Baystreet - Mon Apr 1, 5:14AM CDT
U.S. natural gas producers are slashing production in response to multi-year low prices. But they are also looking beyond the current slump, preparing to turn on more output by flexible operation of their inventory of wells.

“Natural gas is currently pricing at or below costs of production,” an executive at an exploration and production company said in comments in the quarterly Dallas Fed Energy Survey released this week.

Prices are historically low due to weak winter demand amid milder weather, record output at the end of 2023, and higher-than-average natural gas stocks.

Working natural gas stocks in the week to March 22 were 41% more than the five-year average and 23% higher than last year at this time, per the latest EIA data.

The oversupply and low prices have prompted many producers to start reducing production. But some are also stocking up inventories of wells ready to start pumping – or to be turned in line – as soon as prices rebound. Producers expect natural gas prices to recover next year amid growing demand for LNG exports and new LNG export plants that are slated to begin operations in 2025.

“All of us in the natural gas business are pinching as many pennies as we can right now,” Josh Viets, Executive Vice President and Chief Operating Officer at Chesapeake Energy, told the audience at Hart Energy’s DUG GAS+ Conference & Exhibition 2024 in Louisiana this week.

But Chesapeake Energy, set to become the top U.S. natural gas producer after the planned merger with Southwestern Energy, is also deferring production from around 80 wells this year, which would give it up to 1.0 bcf/d of productive capacity available from deferred turn in line wells (TILs) by the end of 2024.

“The way I like to think about it is we’re using the reservoir as storage,” Viets told the conference, as carried by Bloomberg.

“When the market says, ‘hey, I need more gas,’ we’ll be in a position to quickly restore that to help meet the needs of consumers.”

In the Q4 2023 earnings release in February, Chesapeake Energy said it would be building productive capacity to align with consumer demand.
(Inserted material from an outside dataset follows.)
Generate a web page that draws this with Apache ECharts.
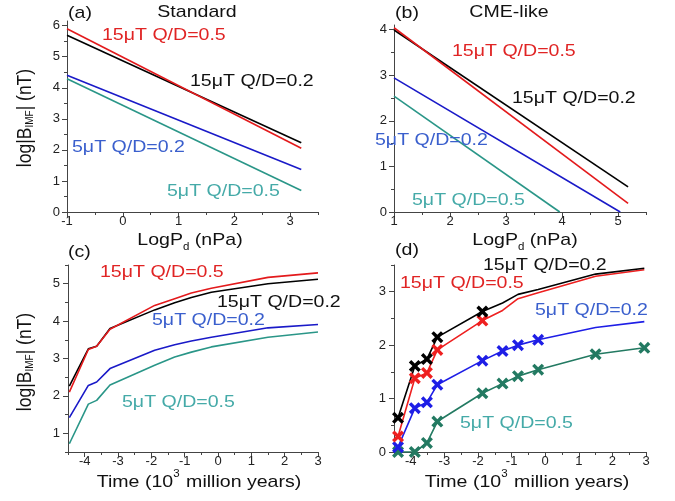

By year-end, the company plans to have deferred around 35 drilled but uncompleted wells (DUCs) and about 80 TILs. A measured approach to production activation would be responsive to market demand, Chesapeake noted.
Other U.S. natural gas drillers, including the current top producer EQT Corporation, have also reduced output in response to the low domestic prices.

“The low prices we are experiencing now are causing us to tuck it in and keep our powder dry,” an executive at an E&P company said in comments to the Dallas Energy Survey.

“While companies are certainly protective of cash flow, they all want to be ready to service the next wave of LNG projects coming online in 2025,” Erin Faulkner at Enverus wrote this week.

Despite multi-year low natural gas prices in the United States, domestic producers continue to be optimistic about the long-term prospects of gas as a fuel, both in America and abroad.

Recent deals for LNG supply and midstream expansion point to an optimistic view in the industry about global gas demand and the role the U.S. could play in meeting said demand, despite the halt to LNG permit reviews.

Chesapeake, for example, signed in February its first LNG Sale and Purchase Agreements to buy around 0.5 million tonnes per annum of LNG from Delfin LNG at a Henry Hub-linked price with a targeted contract start date in 2028. Chesapeake will then deliver the LNG to commodity trader Gunvor on an FOB basis with the sales price linked to the Japan Korea Marker (JKM) for a period of 20 years.

Pipeline giant Enbridge announced this week a joint venture to build and operate natural gas pipelines connecting gas supply from the Permian to the U.S. Gulf Coast to tap into growing LNG export demand.

Henry Hub prices are set to rise by the end of 2024, and further still in the medium term, according to executives polled in the Dallas Fed Energy Survey.

Survey participants expect a Henry Hub natural gas price of $2.59 per million British thermal units (MMBtu) at year-end, compared to an average price of $1.44 per MMBtu through most of March when the survey responses were collected. Executives see Henry Hub prices at $3.18 per MMBtu two years from now, and at $3.94 per MMBtu five years from now.